How contextual apps can finally make smart devices smart

[Update: This article was published in VentureBeat on 4/19/15]

We all have smart products that go awry. Up until a few months ago, for example, Netflix didn’t allow the creation of different profiles, so the recommendations in my house were a strange collection based on the amalgamated viewing tastes of my wife, my two teenage daughters, my 11-year old son, and me.

This becomes particularly annoying as apps jump into the physical world and control devices. We all have experience with devices whose supposedly smart behavior turns out to be inappropriate at the time – and we end up shutting down the “intelligent” features to use them manually (or the devices end up at the bottom of a drawer).

The issue is that smart products today jump to conclusions too easily: they go from sensing to acting in one step. In the rush to get products out to market, many vendors trivialize the complexities of the real world and create products that use very basic reasoning.  Most of the time, they don’t even let users participate actively in the decisions being made.

The Rise of Contextual Applications

We are in the inflection point of a major transformation that started several decades ago. For several decades, the focus was on computers – and for all this time, we, the users, have had to comply with technology: We have had to remember our passwords. Read the manuals. Learn how to use software. Upgrade, deal with conflicts, provide maintenance and much more.

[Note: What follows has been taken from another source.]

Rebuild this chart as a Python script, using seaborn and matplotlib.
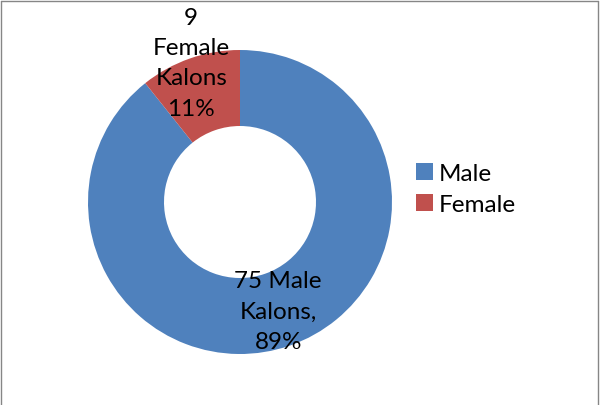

But now, the focus is shifting: to us and the world around us. Computers are cheap enough and small enough that we can afford to optimize for people, not for computers. This leads to a very different world: diversity instead of standardization. We are all constantly reconfiguring the technology that surrounds us to mold it to our needs and wants – be it by adding a smart object, downloading a new app or configuring another. This leads to unique, individual environments, and is why we hate one-size-fits-all applications, while we love things optimized for specific needs instead.